Pensé en toda la gente que, a esa misma hora, en otras casas, en otros bares, estaban poniendo las mismas canciones. Un país entero, hecho de habitaciones pequeñas, apretando "play" a la vez. Miles de agujas cayendo sobre miles de vinilos, dedos temblando sobre teclas de móvil buscando una lista de reproducción con su nombre.
No estaba solo. No lo estamos nunca cuando una canción empieza...

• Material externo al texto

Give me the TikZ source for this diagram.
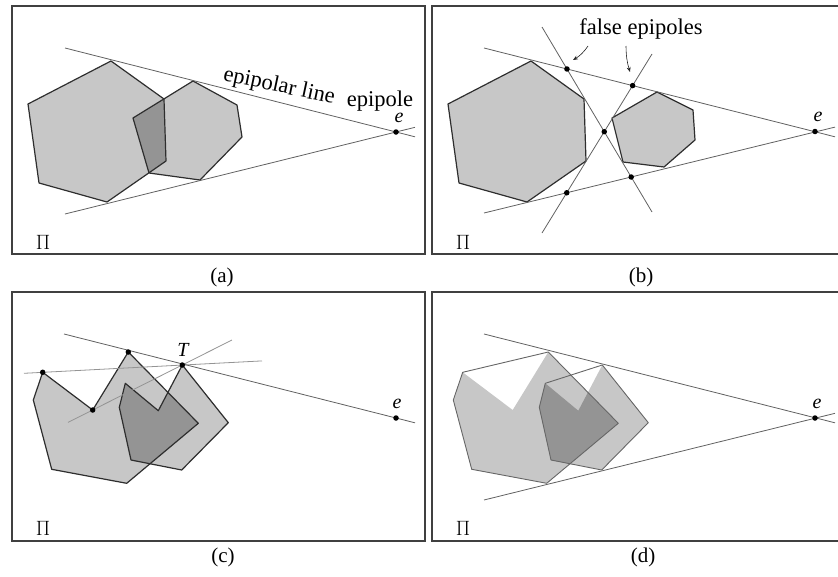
\documentclass[tikz,border=0pt]{standalone}
\usepackage{fontspec}
\setmainfont{Liberation Serif}
\usetikzlibrary{arrows.meta}
\begin{document}
\begin{tikzpicture}[x=1pt,y=-1pt,
  frame/.style={draw=black!75,line width=1.5pt},
  light/.style={fill=black!22},
  darkfill/.style={fill=black!42},
  outl/.style={draw=black!82,line width=1.2pt,line join=round},
  hullline/.style={draw=black!60,line width=0.9pt,line join=round},
  epiline/.style={draw=black!62,line width=0.8pt},
  auxline/.style={draw=black!42,line width=0.8pt},
  dot/.style={circle,fill=black,inner sep=0pt,minimum size=5.5pt},
  lbl/.style={font=\fontsize{22.5}{26}\selectfont,inner sep=0pt},
  pilbl/.style={font=\fontsize{20}{24}\selectfont,inner sep=0pt},
  caplbl/.style={font=\fontsize{21}{25}\selectfont,inner sep=0pt},
  itlbl/.style={font=\fontsize{20}{24}\selectfont\itshape,inner sep=0pt},
  pointer/.style={draw=black!85,line width=0.6pt,-{Stealth[length=5pt,width=4pt]}}
]
\useasboundingbox (0,0) rectangle (838,576);

% ---------------- (a) ----------------
\draw[frame] (12,6) rectangle (425,254);
\def\hexbigA{(111,61)--(164,99)--(166,161)--(107,202)--(39,183)--(28,104)--cycle}
\def\hexsmallA{(193,81)--(237,105)--(242,137)--(200,180)--(149,173)--(133,118)--cycle}
\fill[light] \hexbigA;
\fill[light] \hexsmallA;
\begin{scope}\clip \hexbigA; \fill[darkfill] \hexsmallA; \end{scope}
\draw[outl] \hexbigA;
\draw[outl] \hexsmallA;
\coordinate (ua1) at (65,48);
\coordinate (ua2) at (415,136.8);
\coordinate (la1) at (65,214);
\coordinate (la2) at (415,127.3);
\draw[epiline] (ua1) -- (ua2);
\draw[epiline] (la1) -- (la2);
\node[dot] (ea) at (396,132) {};
\node[itlbl] (ela) at (399,118) {e};
\node[lbl,rotate=-12,anchor=base] (epla) at (278,92) {epipolar line};
\node[lbl,anchor=base] (epoa) at (380,106) {epipole};
\node[pilbl] (pia) at (43,242) {$\Pi$};
\node[caplbl] (capa) at (222,277) {(a)};

% ---------------- (b) ----------------
\begin{scope}[shift={(420,0)}]
\draw[frame] (12,6) -- (419,6) -- (419,254) -- (12,254) -- cycle;
\def\hexbigB{(111,61)--(164,99)--(166,161)--(107,202)--(39,183)--(28,104)--cycle}
\def\hexsmallB{(237,92)--(273,110)--(275,140)--(244,167)--(203,162)--(192,118)--cycle}
\fill[light] \hexbigB;
\fill[light] \hexsmallB;
\draw[outl] \hexbigB;
\draw[outl] \hexsmallB;
\coordinate (ub1) at (64,48);
\coordinate (ub2) at (415,136.8);
\coordinate (lb1) at (64,213);
\coordinate (lb2) at (415,127.1);
\coordinate (xb1) at (122,27);
\coordinate (xb2) at (232,212);
\coordinate (yb1) at (232,54);
\coordinate (yb2) at (122,233);
\draw[epiline] (ub1) -- (ub2);
\draw[epiline] (lb1) -- (lb2);
\draw[epiline] (xb1) -- (xb2);
\draw[epiline] (yb1) -- (yb2);
\node[dot] (fb1) at (intersection of ub1--ub2 and xb1--xb2) {};
\node[dot] (fb2) at (intersection of ub1--ub2 and yb1--yb2) {};
\node[dot] (fb3) at (intersection of xb1--xb2 and yb1--yb2) {};
\node[dot] (fb4) at (intersection of lb1--lb2 and xb1--xb2) {};
\node[dot] (fb5) at (intersection of lb1--lb2 and yb1--yb2) {};
\node[dot] (eb) at (395,131.5) {};
\node[itlbl] (elb) at (398,117) {e};
\node[lbl,anchor=base] (feb) at (221,34) {false epipoles};
\coordinate (ab1) at (168,46);
\coordinate (ab2) at (153,60);
\coordinate (ac1) at (206,46);
\coordinate (ac2) at (210,72);
\draw[pointer] (ab1) to[bend left=12] (ab2);
\draw[pointer] (ac1) to[bend right=8] (ac2);
\node[pilbl] (pib) at (43,242) {$\Pi$};
\node[caplbl] (capb) at (221,277) {(b)};
\end{scope}

% ---------------- (c) ----------------
\draw[frame] (12,292) rectangle (425,541);
\def\crownC{(42.7,372.3)--(92.7,410)--(128.3,352)--(198.3,423.3)--(126.7,483.3)--(51.7,469.3)--(33.3,400)--cycle}
\def\crownCs{(125.3,383.3)--(158.3,410.7)--(182.3,365)--(228.3,422.7)--(181.7,470)--(131,460)--(119.3,407.3)--cycle}
\fill[light] \crownC;
\fill[light] \crownCs;
\begin{scope}\clip \crownC; \fill[darkfill] \crownCs; \end{scope}
\draw[outl] \crownC;
\draw[outl] \crownCs;
\coordinate (uc1) at (64,334);
\coordinate (uc2) at (415,422.8);
\coordinate (gc1) at (24,373.3);
\coordinate (gc2) at (262,360.9);
\coordinate (hc1) at (68,422.4);
\coordinate (hc2) at (232,340);
\draw[auxline] (gc1) -- (gc2);
\draw[auxline] (hc1) -- (hc2);
\draw[epiline] (uc1) -- (uc2);
\node[dot] (pc1) at (42.7,372.3) {};
\node[dot] (pc2) at (92.7,410) {};
\node[dot] (pc3) at (128.3,352) {};
\node[dot] (tc) at (182.3,365) {};
\node[dot] (ec) at (396,418) {};
\node[itlbl] (tlc) at (183,350) {T};
\node[itlbl] (elc) at (397,404) {e};
\node[pilbl] (pic) at (43,528) {$\Pi$};
\node[caplbl] (capc) at (223,557) {(c)};

% ---------------- (d) ----------------
\begin{scope}[shift={(420,0)}]
\draw[frame] (12,292) -- (419,292) -- (419,541) -- (12,541) -- cycle;
\def\crownD{(42.7,372.3)--(92.7,410)--(128.3,352)--(198.3,423.3)--(126.7,483.3)--(51.7,469.3)--(33.3,400)--cycle}
\def\crownDs{(125.3,383.3)--(158.3,410.7)--(182.3,365)--(228.3,422.7)--(181.7,470)--(131,460)--(119.3,407.3)--cycle}
\def\hullD{(42.7,372.3)--(128.3,352)--(198.3,423.3)--(126.7,483.3)--(51.7,469.3)--(33.3,400)--cycle}
\def\hullDs{(125.3,383.3)--(182.3,365)--(228.3,422.7)--(181.7,470)--(131,460)--(119.3,407.3)--cycle}
\fill[light] \crownD;
\fill[light] \crownDs;
\begin{scope}\clip \crownD; \fill[darkfill] \crownDs; \end{scope}
\draw[hullline] \hullD;
\draw[hullline] \hullDs;
\coordinate (ud1) at (64,334);
\coordinate (ud2) at (415,422.8);
\coordinate (ld1) at (64,500);
\coordinate (ld2) at (415,413.3);
\draw[epiline] (ud1) -- (ud2);
\draw[epiline] (ld1) -- (ld2);
\node[dot] (ed) at (395,418) {};
\node[itlbl] (eld) at (397,404) {e};
\node[pilbl] (pid) at (43,528) {$\Pi$};
\node[caplbl] (capd) at (223,557) {(d)};
\end{scope}
\end{tikzpicture}
\end{document}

Porque al final, ese es el truco: los que se van dejan la voz grabada en el aire, y cada vez que alguien le da al botón, vuelven a entrar por la puerta, con sus botas, su mala leche, su poesía sucia y luminosa. La muerte ahí no sabe qué hacer: se queda en el descansillo, apoyada en la barandilla, esperando a que termine el solo.
Cuando acabó el disco, la aguja se quedó dando vueltas en seco, frotando el silencio. No la levanté enseguida. Me quedé unos segundos escuchando ese ruido tonto, ese siseo final que parece nada y lo es todo: el eco de algo que ha ardido y ya solo humea.
“Gracias, tío, pero, "Si te vas...me quedo en esta calle, sin salida...”, dije en voz baja, sintiéndome ridículo y solemne a la vez.
Y, como si fuera lo más normal del mundo, puse el disco otra vez desde el principio. Porque hay días en que la única forma de seguir es dejar que la música te agarre por la pechera, te sacuda y te recuerde que, mientras alguien cante contigo, aunque sea desde un altavoz viejo, todavía no estás del todo jodido.
*Nota: dedicado al loco que, con su música, me acompañó en mi adolescencia.